Der A45 AMG ist der Rüpel in der Kompaktklasse. Das ist kein Hot Hatch mehr, das ist ein echter Sportwagen. Selbst wenn die Auspuffklappen geschlossen sind macht er immer einen heidenlärm. Selbst im Comfort Modus ist er sehr hart und schüttelt die Insassen unbarmherzig durch. Er ist gröber und lauter als die normale A-Klasse; Motor-, Reifen, und Fahrwerksgeräusche sind stets präsent. Das Automatikgetriebe reagiert zwar hellwach und schaltet blitzschnell die Gänge durch, aber um das Maximum an ordinären Lautäusserungen aus dem AMG zu quetschen, sei der manuelle Modus empfohlen. Dann kann man nämlich einen Gang nach dem anderen runterschalten, das Brabbeln und Sprotzeln aus dem Auspuff geniessen und man hat für ein Überholmanöver stets den passenden Gang parat.
Für eine noch aggressivere Beschleunigung wurde das Getriebe im Rahmen des Facelifts kürzer übersetzt und die Leistung stieg von 265 auf 280 kW, womit der A45 AMG den Audi RS 3 übertrifft und in der Kompaktklasse wieder die Krone trägt. Der A45 AMG ist eine A-Klasse, die mit Pfeffer, Paprika und Chilli gewürzt worden ist.

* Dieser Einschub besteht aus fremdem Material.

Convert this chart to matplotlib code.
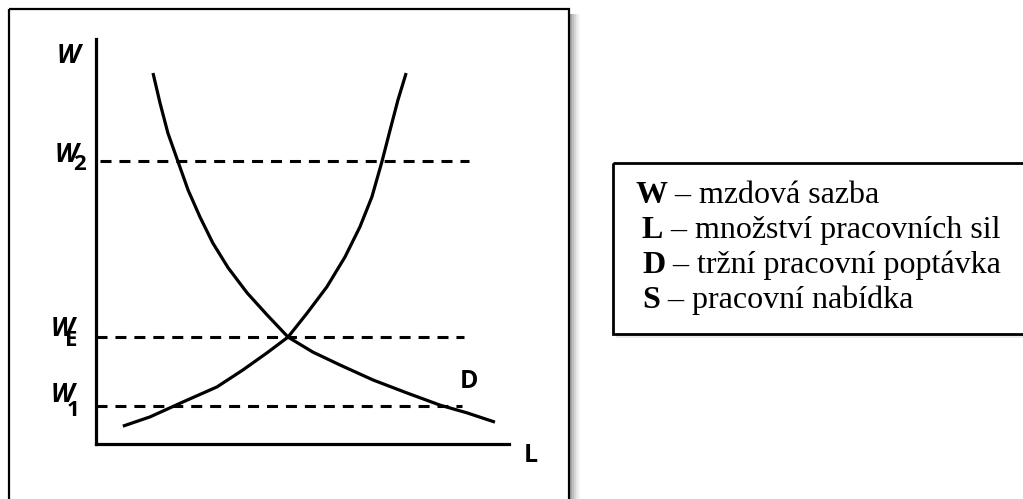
import matplotlib.pyplot as plt
from matplotlib.patches import Rectangle

# demand curve D (L, W)
demand_L = [1.38, 1.55, 1.74, 1.99, 2.23, 2.52, 2.83, 3.20, 3.66, 4.14, 4.65,
            5.25, 5.91, 6.71, 7.53, 8.33, 8.98, 9.66]
demand_W = [9.16, 8.42, 7.68, 6.96, 6.27, 5.60, 4.96, 4.35, 3.73, 3.19, 2.64,
            2.27, 1.95, 1.58, 1.26, 0.96, 0.77, 0.54]

# supply curve S
supply_L = [0.65, 1.31, 2.11, 2.93, 3.56, 4.14, 4.65, 5.11, 5.59, 6.03, 6.39,
            6.68, 6.92, 7.12, 7.31, 7.51]
supply_W = [0.44, 0.67, 1.04, 1.41, 1.83, 2.25, 2.64, 3.23, 3.88, 4.62, 5.36,
            6.10, 6.96, 7.75, 8.49, 9.16]

# wage levels W2, WE, W1 and where the dashed lines run
wage_levels = [6.99, 2.64, 0.94]
wage_subs = ["2", "E", "1"]
wage_start = [0.10, 0.0, 0.0]
wage_end = [9.03, 8.91, 8.86]

legend_keys = ["W", "L", "D", "S"]
legend_texts = ["mzdová sazba", "množství pracovních sil",
                "tržní pracovní poptávka", "pracovní nabídka"]

W_PX, H_PX = 1023, 499
fig = plt.figure(figsize=(W_PX / 100, H_PX / 100), dpi=100)

# background layer in pixel coordinates
bg = fig.add_axes([0, 0, 1, 1])
bg.set_xlim(0, W_PX)
bg.set_ylim(H_PX, 0)
bg.axis("off")

# soft shadow right of the chart frame
for i, a in enumerate([0.35, 0.25, 0.16, 0.09, 0.04]):
    bg.add_patch(Rectangle((570 + 2 * i, 14), 2, 520, color="black", alpha=a, lw=0))
bg.add_patch(Rectangle((9, 9), 560, 530, fill=False, ec="black", lw=1.6))

# legend box (right edge runs off the picture)
for i, a in enumerate([0.18, 0.08]):
    bg.add_patch(Rectangle((616, 334 + 2 * i), 420, 2, color="black", alpha=a, lw=0))
bg.add_patch(Rectangle((613, 163), 430, 171, fill=False, ec="black", lw=2.0))

serif = "Liberation Serif"
xs = [635, 642, 642, 642]
ys = [203, 238, 273, 308]
for k, t, x, y in zip(legend_keys, legend_texts, xs, ys):
    key = bg.text(x, y, k, fontsize=23, family=serif, weight="bold", va="baseline")
    bg.annotate(" – " + t, xy=(1, 0), xycoords=key, va="bottom", ha="left",
                fontsize=23, family=serif)

# axis labels
sans = "Open Sans"
bg.text(68, 55, "W", fontsize=19, family=sans, weight="bold", style="italic",
        ha="center", va="center")
bg.text(531, 456, "L", fontsize=18, family=sans, weight="bold", ha="center", va="center")
bg.text(469, 381, "D", fontsize=18, family=sans, weight="bold", ha="center", va="center")

# wage labels W2, WE, W1
lab_x = [66, 62, 62]
lab_y = [154, 328, 394]
sub_x = [80, 71, 73]
sub_y = [164, 341, 411]
for s, x, y, sx, sy in zip(wage_subs, lab_x, lab_y, sub_x, sub_y):
    bg.text(x, y, "W", fontsize=19, family=sans, weight="bold", style="italic",
            ha="center", va="center")
    bg.text(sx, sy, s, fontsize=16, family=sans, weight="bold", ha="center", va="center")

# chart area in data units
ax = fig.add_axes([96 / W_PX, 1 - 444 / H_PX, (509 - 96) / W_PX, (444 - 39) / H_PX])
ax.patch.set_alpha(0)
ax.set_xlim(0, 10)
ax.set_ylim(0, 10)
for side in ["top", "right"]:
    ax.spines[side].set_visible(False)
for side in ["left", "bottom"]:
    ax.spines[side].set_linewidth(2.3)
ax.set_xticks([])
ax.set_yticks([])

for lvl, x0, x1 in zip(wage_levels, wage_start, wage_end):
    ax.plot([x0, x1], [lvl, lvl], color="black", lw=2.2, dashes=(3.6, 2.6),
            solid_capstyle="butt", dash_capstyle="butt", clip_on=False)

ax.plot(demand_L, demand_W, color="black", lw=2.3, solid_joinstyle="round",
        solid_capstyle="butt", clip_on=False)
ax.plot(supply_L, supply_W, color="black", lw=2.3, solid_joinstyle="round",
        solid_capstyle="butt", clip_on=False)

fig.savefig("out.png", dpi=100)
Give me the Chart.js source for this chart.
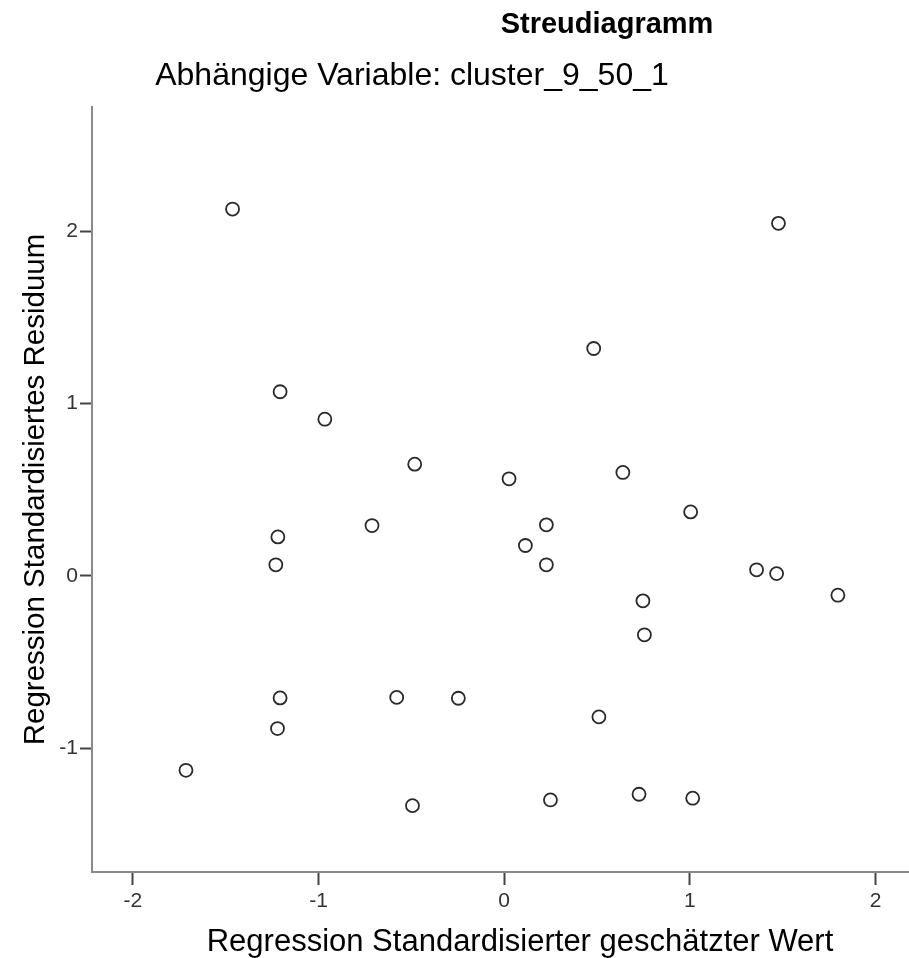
<!DOCTYPE html>
<html>
<head>
<meta charset="utf-8">
<script src="https://cdn.jsdelivr.net/npm/chart.js@4"></script>
<style>
  html, body { margin: 0; padding: 0; background: #fff; overflow: hidden; }
  #wrap { width: 909px; height: 958px; position: relative; }
  canvas { display: block; }
</style>
</head>
<body>
<div id="wrap"><canvas id="myChart"></canvas></div>
<script>
const chartTitle = 'Streudiagramm';
const chartSubtitle = 'Abhängige Variable: cluster_9_50_1';
const xTitle = 'Regression Standardisierter geschätzter Wert';
const yTitle = 'Regression Standardisiertes Residuum';

// standardized predicted value
const predicted = [
  -1.463, 1.477, 0.482, -1.207, -0.966, -0.482, 0.026, 0.639, 1.004, -0.712,
  -1.219, 0.114, 0.227, -1.230, 0.227, 1.359, 1.467, 0.747, 1.797, 0.755,
  -1.207, -0.579, -0.247, 0.510, -1.221, -1.714, -0.494, 0.249, 0.726, 1.015
];
// standardized residual
const residual = [
  2.128, 2.045, 1.319, 1.068, 0.909, 0.648, 0.563, 0.600, 0.371, 0.292,
  0.226, 0.176, 0.296, 0.064, 0.064, 0.035, 0.013, -0.145, -0.112, -0.342,
  -0.708, -0.705, -0.710, -0.818, -0.886, -1.128, -1.333, -1.300, -1.267, -1.290
];

const xTicks = [-2, -1, 0, 1, 2];
const yTicks = [-1, 0, 1, 2];

const font = '"Liberation Sans", Arial, sans-serif';

// titles sit off-centre in the original, so they are drawn by hand
const textPlugin = {
  id: 'texts',
  afterDraw(chart) {
    const ctx = chart.ctx;
    ctx.save();
    ctx.fillStyle = '#000';
    ctx.textAlign = 'center';
    ctx.textBaseline = 'middle';
    ctx.font = 'bold 29px ' + font;
    ctx.fillText(chartTitle, 607, 25);
    ctx.font = '32px ' + font;
    ctx.fillText(chartSubtitle, 412, 76);
    ctx.font = '31px ' + font;
    ctx.fillText(xTitle, 520, 942);
    ctx.restore();
  }
};

new Chart(
  document.getElementById('myChart'),
  {
    type: 'scatter',
    data: {
      datasets: [
        {
          data: predicted.map((x, i) => ({ x: x, y: residual[i] })),
          pointRadius: 6.5,
          pointHoverRadius: 6.5,
          pointBorderWidth: 1.8,
          borderColor: '#2a2a2a',
          backgroundColor: '#fff'
        }
      ]
    },
    plugins: [textPlugin],
    options: {
      responsive: true,
      maintainAspectRatio: false,
      animation: false,
      layout: {
        autoPadding: false,
        padding: { top: 107, right: 0, bottom: 0, left: 0 }
      },
      plugins: {
        legend: { display: false },
        tooltip: { enabled: false }
      },
      scales: {
        x: {
          type: 'linear',
          min: -2.22,
          max: 2.18,
          afterFit: (s) => {
            s.height = 86;
            s.paddingLeft = 0;
            s.paddingRight = 0;
          },
          afterBuildTicks: (s) => { s.ticks = xTicks.map(v => ({ value: v })); },
          border: { color: '#8a8a8a', width: 2 },
          grid: {
            drawOnChartArea: false,
            drawTicks: true,
            tickLength: 13,
            tickWidth: 2,
            tickColor: '#444'
          },
          ticks: {
            color: '#333',
            padding: 4,
            maxRotation: 0,
            font: { size: 21, family: font },
            callback: (v) => String(v)
          }
        },
        y: {
          type: 'linear',
          min: -1.718,
          max: 2.72,
          afterFit: (s) => {
            s.width = 92;
            s.paddingTop = 0;
            s.paddingBottom = 0;
          },
          afterBuildTicks: (s) => { s.ticks = yTicks.map(v => ({ value: v })); },
          border: { color: '#8a8a8a', width: 2 },
          grid: {
            drawOnChartArea: false,
            drawTicks: true,
            tickLength: 12,
            tickWidth: 2,
            tickColor: '#444'
          },
          ticks: {
            color: '#333',
            padding: 2,
            font: { size: 21, family: font },
            callback: (v) => String(v)
          },
          title: {
            display: true,
            text: yTitle,
            color: '#000',
            padding: { top: 18, bottom: 0 },
            font: { size: 29.5, family: font }
          }
        }
      }
    }
  }
)
</script>
</body>
</html>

Trotz 1,8 Bar Ladedruck ist das Ansprechverhalten enorm direkt, ausserdem ist das Triebwerk unglaublich aggressiv abgestimmt, denn bei 5000 Umdrehungen kommt nochmals ein gewaltiger Zusatzschub. Auf der Rennstrecke habe ich zudem gespürt, wie neutral der AMG ist. Selbst bei irrwitzigen Kurvengeschwindigkeiten hält er dank mechanischer Sperre vorne die Spur, er wird fast von alleine um die Kurve gezogen. Dank dem ausgesprochen hartem Fahrwerk bleibt er in Kurven steif wie ein Brett, Seitenneigung kennt dieses Auto nicht.
Damit der AMG optisch und technisch auf maximalen Krawall gebürstet ist, müssen folgende Dinge auf der Aufpreisliste unbedingt angekreuzt werden: AMG Aerodynamik Package (Flaps an der Frontschürze und AMG-Heckspoiler), AMG Driver’s Package (Fahrtraining und Vmax 270 km/h), AMG Dynamic Plus Package (mechanische Sperre vorne), AMG Ride Control (Adaptives Sportfahrwerk und Race-Modus) und AMG Performance Abgasanlage für noch intensiveren Motorsound. Ich vertrete nämlich die Ansicht «wänn scho, dänn scho». Wenn’s denn ein A45 AMG sein soll, dann bitte das volle Programm. Ich erwarte von den AMG-Käufern, dass sie ihren Wagen artgerecht bewegen, sprich: Auf den utopischen Normverbrauch von 6,9 l/100 km pfeifen und stattdessen einen zweistelligen Verbrauch anpeilen. In den niedrigen Gängen spielt hier die Musik, wortwörtlich. Der A45 AMG ist sozusagen der Häuptling des A-Klasse Krieger-Stammes. Vollkommen zu Recht.